**STATED GOAL**
Leave out the pictures and repeat every record exactly.

**RECORDS PROVIDED**
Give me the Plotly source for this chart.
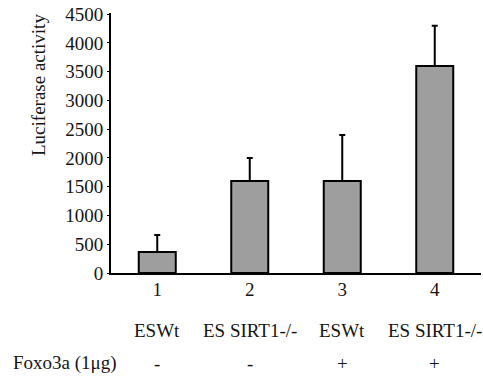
import plotly.graph_objects as go

categories = ["1", "2", "3", "4"]
values = [365, 1600, 1600, 3600]
errors = [295, 400, 800, 700]
cell_types = ["ESWt", "ES SIRT1-/-", "ESWt", "ES SIRT1-/-"]
foxo_signs = ["-", "-", "+", "+"]
y_ticks = [0, 500, 1000, 1500, 2000, 2500, 3000, 3500, 4000, 4500]

FONT = "Liberation Serif"
FS = 19
TXT = "#151515"
W, H = 483, 383
L, R, T, B = 111, 2, 13, 110
plot_h = H - T - B
plot_w = W - L - R

fig = go.Figure()
fig.add_trace(go.Bar(
    x=list(range(len(categories))),
    y=values,
    marker=dict(color="#9e9e9e", line=dict(color="black", width=2)),
    error_y=dict(type="data", symmetric=False, array=errors,
                 arrayminus=[0] * len(errors), color="black",
                 thickness=2, width=3),
    width=0.4,
))

def py(px):
    return (H - B - px) / plot_h

def pxx(px):
    return (px - L) / plot_w

annotations = []
for i, (ct, sg) in enumerate(zip(cell_types, foxo_signs)):
    annotations.append(dict(x=i, y=py(330), xref="x", yref="paper", text=ct,
                            showarrow=False, xanchor="center", yanchor="middle",
                            font=dict(family=FONT, size=FS, color=TXT)))
    annotations.append(dict(x=i, y=py(363), xref="x", yref="paper", text=sg,
                            showarrow=False, xanchor="center", yanchor="middle",
                            font=dict(family=FONT, size=FS, color=TXT)))
annotations.append(dict(x=pxx(11), y=py(363), xref="paper", yref="paper",
                        text="Foxo3a (1μg)", showarrow=False, xanchor="left",
                        yanchor="middle", font=dict(family=FONT, size=FS, color=TXT)))
annotations.append(dict(x=pxx(38), y=py(85), xref="paper", yref="paper",
                        text="Luciferase activity", showarrow=False, textangle=-90,
                        xanchor="center", yanchor="middle",
                        font=dict(family=FONT, size=FS, color=TXT)))

fig.update_layout(
    width=W, height=H,
    margin=dict(l=L, r=R, t=T, b=B, pad=0),
    paper_bgcolor="white", plot_bgcolor="white",
    showlegend=False,
    font=dict(family=FONT, size=FS, color=TXT),
    annotations=annotations,
    xaxis=dict(range=[-0.5, 3.5], tickmode="array",
               tickvals=list(range(len(categories))), ticktext=categories,
               showline=True, linecolor="black", linewidth=2,
               showgrid=False, zeroline=False, ticks="", ticklabelstandoff=-2,
               tickfont=dict(family=FONT, size=FS, color=TXT),
               fixedrange=True),
    yaxis=dict(range=[0, 4520], tickmode="array", tickvals=y_ticks,
               ticktext=[str(v) for v in y_ticks],
               showline=True, linecolor="black", linewidth=2,
               showgrid=False, zeroline=False, ticks="outside", ticklen=2,
               tickwidth=1, tickcolor="black",
               tickfont=dict(family=FONT, size=FS, color=TXT),
               fixedrange=True),
)

fig.write_html("out.html")
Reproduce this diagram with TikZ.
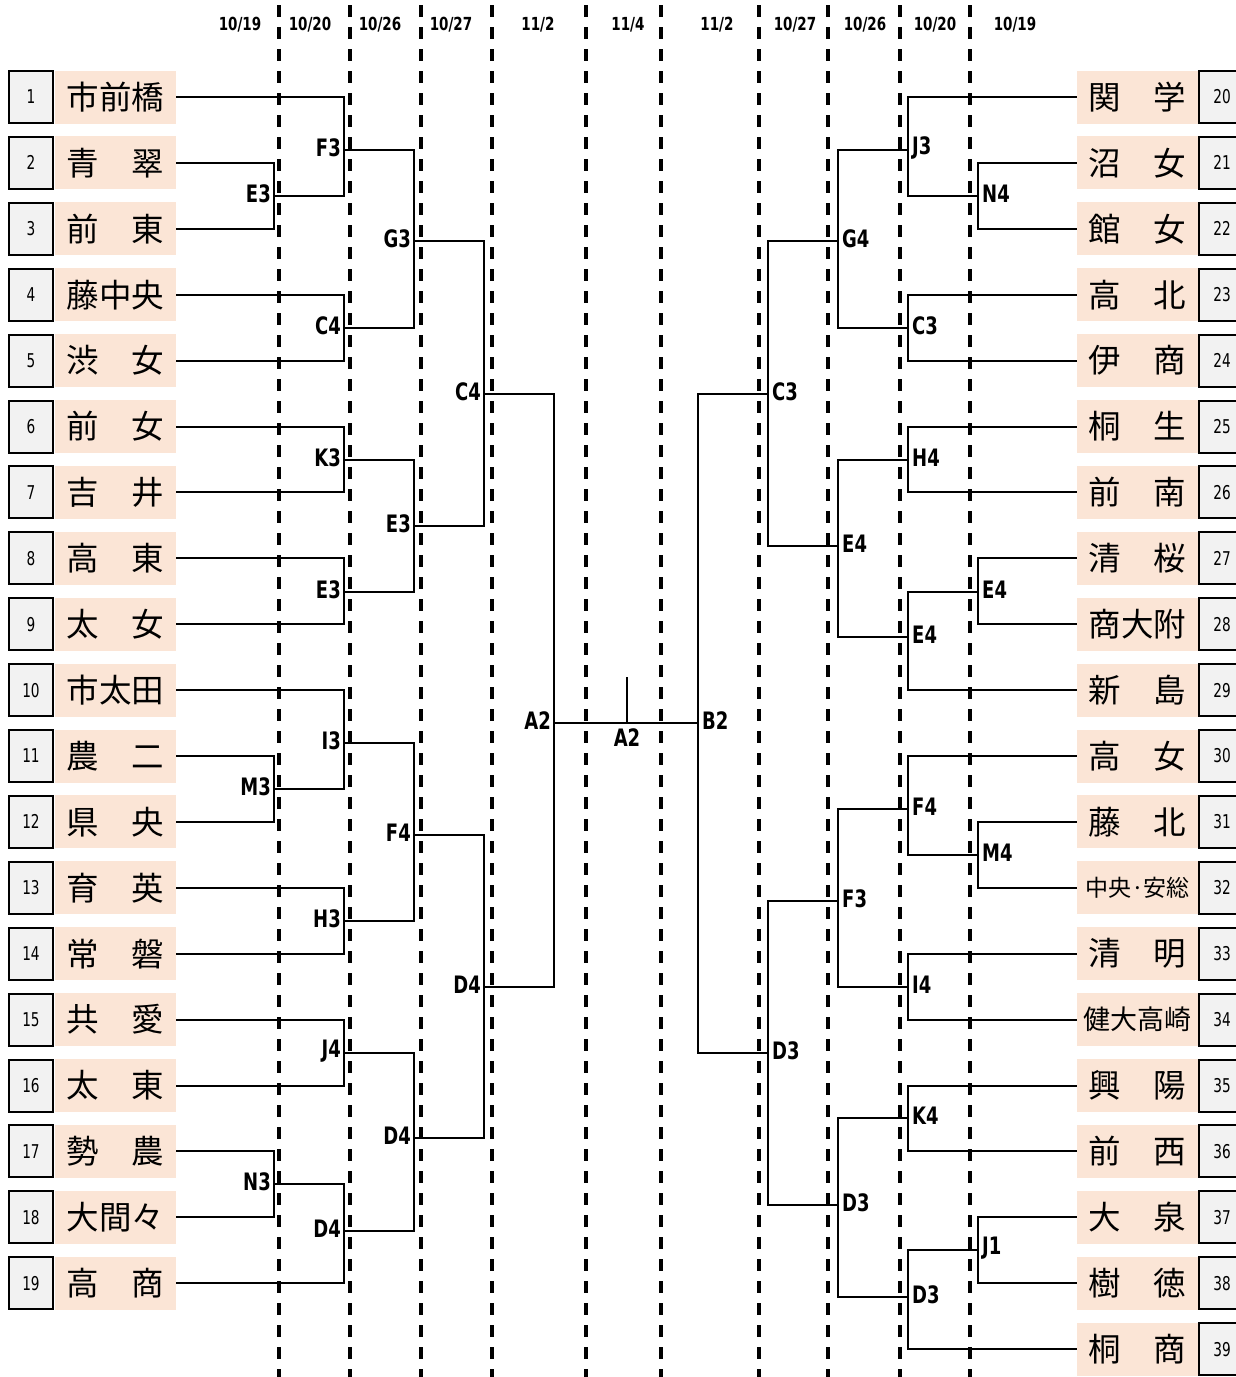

**TASK ANSWER**
Give me the Plotly source for this chart.
import plotly.graph_objects as go

categories = ["1", "2", "3", "4"]
values = [365, 1600, 1600, 3600]
errors = [295, 400, 800, 700]
cell_types = ["ESWt", "ES SIRT1-/-", "ESWt", "ES SIRT1-/-"]
foxo_signs = ["-", "-", "+", "+"]
y_ticks = [0, 500, 1000, 1500, 2000, 2500, 3000, 3500, 4000, 4500]

FONT = "Liberation Serif"
FS = 19
TXT = "#151515"
W, H = 483, 383
L, R, T, B = 111, 2, 13, 110
plot_h = H - T - B
plot_w = W - L - R

fig = go.Figure()
fig.add_trace(go.Bar(
    x=list(range(len(categories))),
    y=values,
    marker=dict(color="#9e9e9e", line=dict(color="black", width=2)),
    error_y=dict(type="data", symmetric=False, array=errors,
                 arrayminus=[0] * len(errors), color="black",
                 thickness=2, width=3),
    width=0.4,
))

def py(px):
    return (H - B - px) / plot_h

def pxx(px):
    return (px - L) / plot_w

annotations = []
for i, (ct, sg) in enumerate(zip(cell_types, foxo_signs)):
    annotations.append(dict(x=i, y=py(330), xref="x", yref="paper", text=ct,
                            showarrow=False, xanchor="center", yanchor="middle",
                            font=dict(family=FONT, size=FS, color=TXT)))
    annotations.append(dict(x=i, y=py(363), xref="x", yref="paper", text=sg,
                            showarrow=False, xanchor="center", yanchor="middle",
                            font=dict(family=FONT, size=FS, color=TXT)))
annotations.append(dict(x=pxx(11), y=py(363), xref="paper", yref="paper",
                        text="Foxo3a (1μg)", showarrow=False, xanchor="left",
                        yanchor="middle", font=dict(family=FONT, size=FS, color=TXT)))
annotations.append(dict(x=pxx(38), y=py(85), xref="paper", yref="paper",
                        text="Luciferase activity", showarrow=False, textangle=-90,
                        xanchor="center", yanchor="middle",
                        font=dict(family=FONT, size=FS, color=TXT)))

fig.update_layout(
    width=W, height=H,
    margin=dict(l=L, r=R, t=T, b=B, pad=0),
    paper_bgcolor="white", plot_bgcolor="white",
    showlegend=False,
    font=dict(family=FONT, size=FS, color=TXT),
    annotations=annotations,
    xaxis=dict(range=[-0.5, 3.5], tickmode="array",
               tickvals=list(range(len(categories))), ticktext=categories,
               showline=True, linecolor="black", linewidth=2,
               showgrid=False, zeroline=False, ticks="", ticklabelstandoff=-2,
               tickfont=dict(family=FONT, size=FS, color=TXT),
               fixedrange=True),
    yaxis=dict(range=[0, 4520], tickmode="array", tickvals=y_ticks,
               ticktext=[str(v) for v in y_ticks],
               showline=True, linecolor="black", linewidth=2,
               showgrid=False, zeroline=False, ticks="outside", ticklen=2,
               tickwidth=1, tickcolor="black",
               tickfont=dict(family=FONT, size=FS, color=TXT),
               fixedrange=True),
)

fig.write_html("out.html")
Reproduce this diagram with TikZ.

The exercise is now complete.